The Athletics are calling up outfield prospect Henry Bolte, a move first reported Monday by Terrel Emerson that gives the club another young option in center field and likely puts him in the lineup every day. Bolte is not on the 40-man roster, but Oakland has an open spot, so the team will only need to make a corresponding 26-man move when it formally selects his contract.
The 2022 second-round pick arrives after a scorching stretch at Triple-A, where he had hits in 12 consecutive plate appearances and was batting.348/.418/.658 with a 157 wRC+ in 177 plate appearances. He added 12 homers, seven doubles, three triples and 17 steals in 19 tries, while posting a 9.6% walk rate and a 22% strikeout rate. Bolte was also averaging 90.4 mph off the bat with a 43% hard-hit rate, numbers that help explain why the organization is prepared to move him quickly.

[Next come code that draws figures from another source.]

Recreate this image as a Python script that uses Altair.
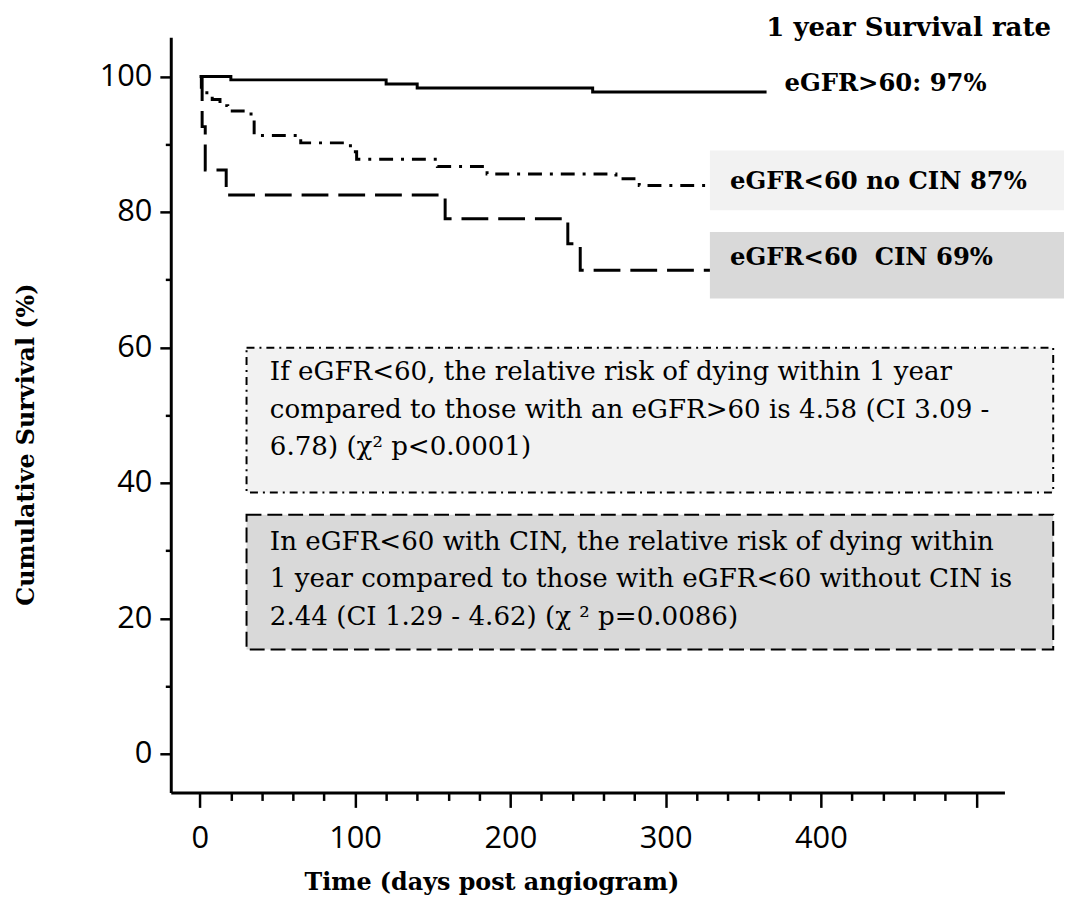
import altair as alt
import pandas as pd

# ---------------- data ----------------
days_gt60 = [0, 20, 120, 140, 253, 365]
surv_gt60 = [100, 99.5, 98.9, 98.3, 97.7, 97.7]

days_nocin = [0, 1, 8, 13, 18, 33, 35, 65, 97, 101, 153, 185, 268, 283, 365]
surv_nocin = [100, 97.6, 96.6, 95.7, 94.9, 93.6, 91.3, 90.2, 88.9, 87.8, 86.7, 85.6, 84.9, 83.9, 83.9]

days_cin = [0, 1.5, 3.5, 17, 158, 237, 245, 365]
surv_cin = [100, 92.6, 86.2, 82.5, 79.0, 75.3, 71.4, 71.4]

x_ticks = list(range(0, 520, 20))
y_ticks = list(range(0, 110, 10))

title_text = "1 year Survival rate"
title_pos = [364.8, 106.05]

label_text = ["eGFR>60: 97%", "eGFR<60 no CIN 87%", "eGFR<60\u00a0 CIN 69%"]
label_x = [376.5, 341.4, 341.4]
label_y = [97.85, 83.35, 72.21]

labbox_group = ["noCIN", "CIN"]
labbox_x1 = [328.5, 328.5]
labbox_x2 = [557.0, 557.0]
labbox_y1 = [89.06, 77.05]
labbox_y2 = [80.27, 67.24]

box1_lines = [
    "If eGFR<60, the relative risk of dying within 1 year",
    "compared to those with an eGFR>60 is 4.58 (CI 3.09 -",
    "6.78) (\u03c7\u00b2 p<0.0001)",
]
box2_lines = [
    "In eGFR<60 with CIN, the relative risk of dying within",
    "1 year compared to those with eGFR<60 without CIN is",
    "2.44 (CI 1.29 - 4.62) (\u03c7 \u00b2 p=0.0086)",
]
box1_rect = [30.1, 549.6, 59.95, 38.57]   # x1, x2, y1, y2 (data units)
box2_rect = [30.1, 549.6, 35.30, 15.42]
box1_text_pos = [45.1, 55.22]
box2_text_pos = [45.1, 30.17]

# ---------------- scales & axes ----------------
X_DOMAIN = [-18.7, 518.2]
Y_DOMAIN = [-5.7, 105.8]
xs = alt.Scale(domain=X_DOMAIN, nice=False, zero=False)
ys = alt.Scale(domain=Y_DOMAIN, nice=False, zero=False)

SERIF = "DejaVu Serif"
SANS = "Open Sans"

x_axis = alt.Axis(
    values=x_ticks,
    labelExpr="(datum.value % 100 === 0 && datum.value < 500) ? datum.label : ''",
    tickSize={"condition": {"test": "datum.value % 100 === 0", "value": 15}, "value": 8},
    tickWidth=2.5, tickColor="black",
    domainWidth=3, domainColor="black",
    labelFont=SANS, labelFontSize=31, labelColor="black",
    labelPadding=16, labelOverlap=False, labelFlush=False, labelBound=False,
    grid=False,
    title="Time (days post angiogram)",
    titleFont=SERIF, titleFontSize=24, titleFontWeight="bold", titleColor="black",
    titleX=323, titleY=98, titleAlign="center", titleBaseline="alphabetic",
)
y_axis = alt.Axis(
    values=y_ticks,
    labelExpr="(datum.value % 20 === 0) ? datum.label : ''",
    tickSize={"condition": {"test": "datum.value % 20 === 0", "value": 11}, "value": 5.5},
    tickWidth=2.5, tickColor="black",
    domainWidth=3, domainColor="black",
    labelFont=SANS, labelFontSize=31, labelColor="black",
    labelPadding=8, labelOverlap=False, labelFlush=False, labelBound=False,
    grid=False,
    title="Cumulative Survival (%)",
    titleFont=SERIF, titleFontSize=24, titleFontWeight="bold", titleColor="black",
    titleAngle=270, titleX=-138.7, titleY=410, titleAlign="center", titleBaseline="alphabetic",
)


def X(field):
    return alt.X(field, scale=xs, axis=x_axis)


def Y(field):
    return alt.Y(field, scale=ys, axis=y_axis)


def curve(days, surv, dash=None):
    df = pd.DataFrame({"day": days, "surv": surv})
    kw = dict(interpolate="step-after", color="black", strokeWidth=3)
    if dash is not None:
        kw["strokeDash"] = dash
    return alt.Chart(df).mark_line(**kw).encode(x=X("day:Q"), y=Y("surv:Q"))


solid = curve(days_gt60, surv_gt60, None)
dashdot = curve(days_nocin, surv_nocin, [14, 8, 3, 8])
dashed = curve(days_cin, surv_cin, [27, 10])

labbox_df = pd.DataFrame({"g": labbox_group, "x1": labbox_x1, "x2": labbox_x2,
                          "y1": labbox_y1, "y2": labbox_y2})
labboxes = alt.Chart(labbox_df).mark_rect(clip=False).encode(
    x=X("x1:Q"), x2="x2:Q",
    y=Y("y1:Q"), y2="y2:Q",
    color=alt.Color("g:N", scale=alt.Scale(domain=["noCIN", "CIN"], range=["#f2f2f2", "#d9d9d9"]), legend=None),
)


def box(rect, fill, dash):
    df = pd.DataFrame({"x1": [rect[0]], "x2": [rect[1]], "y1": [rect[2]], "y2": [rect[3]]})
    return alt.Chart(df).mark_rect(fill=fill, stroke="black", strokeWidth=2, strokeDash=dash).encode(
        x=X("x1:Q"), x2="x2:Q", y=Y("y1:Q"), y2="y2:Q",
    )


box1 = box(box1_rect, "#f2f2f2", [8, 5, 2, 5])
box2 = box(box2_rect, "#d9d9d9", [15, 6])


def para(lines, pos):
    df = pd.DataFrame({"x": [pos[0]], "y": [pos[1]]})
    return alt.Chart(df).mark_text(
        text=lines, align="left", baseline="alphabetic", lineHeight=38,
        font=SERIF, fontSize=26.3, color="black",
    ).encode(x=X("x:Q"), y=Y("y:Q"))


para1 = para(box1_lines, box1_text_pos)
para2 = para(box2_lines, box2_text_pos)

labels_df = pd.DataFrame({"t": label_text, "x": label_x, "y": label_y})
labels = alt.Chart(labels_df).mark_text(
    align="left", baseline="alphabetic", font=SERIF, fontSize=24.5, fontWeight="bold", color="black",
).encode(x=X("x:Q"), y=Y("y:Q"), text="t:N")

title_df = pd.DataFrame({"t": [title_text], "x": [title_pos[0]], "y": [title_pos[1]]})
title = alt.Chart(title_df).mark_text(
    align="left", baseline="alphabetic", font=SERIF, fontSize=26.2, fontWeight="bold", color="black",
).encode(x=X("x:Q"), y=Y("y:Q"), text="t:N")

chart = alt.layer(
    solid, dashdot, dashed, labboxes, box1, box2, para1, para2, labels, title
).properties(
    width=840, height=761,
    padding={"left": 164, "top": 26, "right": 60, "bottom": 119},
    autosize=alt.AutoSizeParams(type="none"),
    background="white",
).configure_view(stroke=None)

chart.save("out.html", embed_options={"renderer": "svg", "actions": False})
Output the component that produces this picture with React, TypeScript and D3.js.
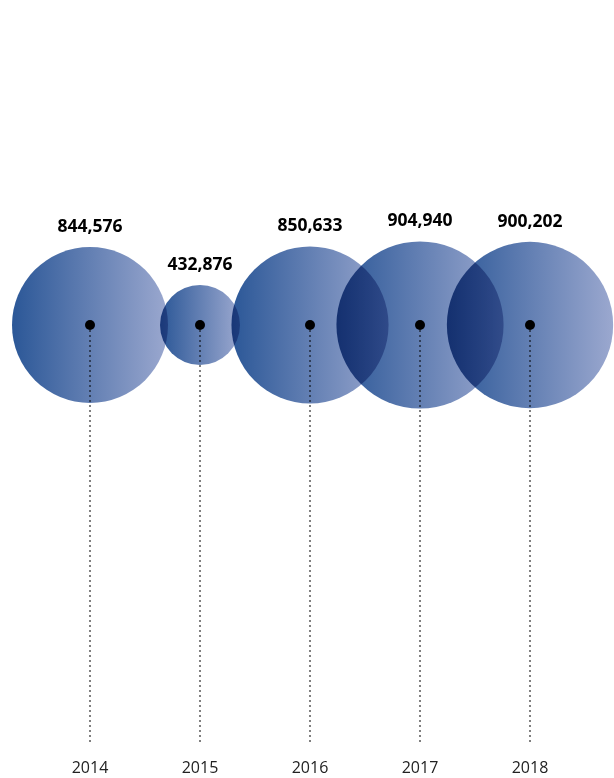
import React from "react";
import * as d3 from "d3";

const years = ["2014", "2015", "2016", "2017", "2018"];
const values = [844576, 432876, 850633, 904940, 900202];

const W = 614;
const H = 778;

export default function App() {
  const x = d3.scalePoint<string>().domain(years).range([90, 530]);
  const r = d3.scaleLinear().domain([0, 844576]).range([0, 78]);
  const cy = 325;
  const fmt = d3.format(",");
  const data = years.map((y, i) => ({ year: y, value: values[i] }));

  return (
    <svg
      width={W}
      height={H}
      style={{ position: "absolute", left: 0, top: 0, display: "block" }}
    >
      <defs>
        <linearGradient id="bubbleGrad" x1="0" x2="1" y1="0" y2="0">
          <stop offset="0%" stopColor="#2b5797" />
          <stop offset="100%" stopColor="#9ba8cf" />
        </linearGradient>
      </defs>
      <rect width={W} height={H} fill="#fff" />
      <g style={{ isolation: "isolate" }}>
        {data.map((d) => (
          <circle
            key={d.year}
            cx={x(d.year)}
            cy={cy}
            r={r(d.value)}
            fill="url(#bubbleGrad)"
            style={{ mixBlendMode: "multiply" }}
          />
        ))}
      </g>
      {data.map((d) => (
        <line
          key={"l" + d.year}
          x1={x(d.year)}
          x2={x(d.year)}
          y1={cy}
          y2={745}
          stroke="#000"
          strokeWidth={1}
          strokeDasharray="2,3"
        />
      ))}
      {data.map((d) => (
        <circle key={"d" + d.year} cx={x(d.year)} cy={cy} r={5} fill="#000" />
      ))}
      {data.map((d) => (
        <text
          key={"v" + d.year}
          x={x(d.year)}
          y={cy - r(d.value) - 15}
          textAnchor="middle"
          fontFamily="'Open Sans', 'Noto Sans', sans-serif"
          fontWeight={700}
          fontSize={17.5}
          fill="#000"
        >
          {fmt(d.value)}
        </text>
      ))}
      {data.map((d) => (
        <text
          key={"t" + d.year}
          x={x(d.year)}
          y={773}
          textAnchor="middle"
          fontFamily="'Open Sans', 'Noto Sans', sans-serif"
          fontSize={16}
          fill="#222"
        >
          {d.year}
        </text>
      ))}
    </svg>
  );
}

That production has come while Bolte has played primarily center field, and it comes as the Athletics continue to sort out an outfield mix that has not settled cleanly. Denzel Clarke has been out with a bone bruise in his left foot, Tyler Soderstrom and Lawrence Butler have been below expectations this season, and Zack Gelof has been getting time in center field along with his infield work. Bolte’s promotion, then, is not just a reward for a hot month. It is a response to a roster that needed another bat and another center-field option, and it comes at a time when the club appears ready to let him play through growing pains instead of using him in a limited role.
Bolte has also climbed onto prospect lists around the game, ranking fifth among Athletics prospects at MLB.com, seventh at Baseball America and tenth at FanGraphs. Baseball America’s J.J. Cooper wrote that Bolte is still a bit too prone to getting beaten in the zone but has developing power and can absolutely punish in-zone mistakes, a concise description of the risk and upside that now follow him to the majors. The timing matters too: if he sticks, he will be controllable six more years beyond this season, but a May promotion means he will qualify as a Super Two player if he stays up. For the Athletics, that is the tradeoff built into bringing up a player who has already forced the issue.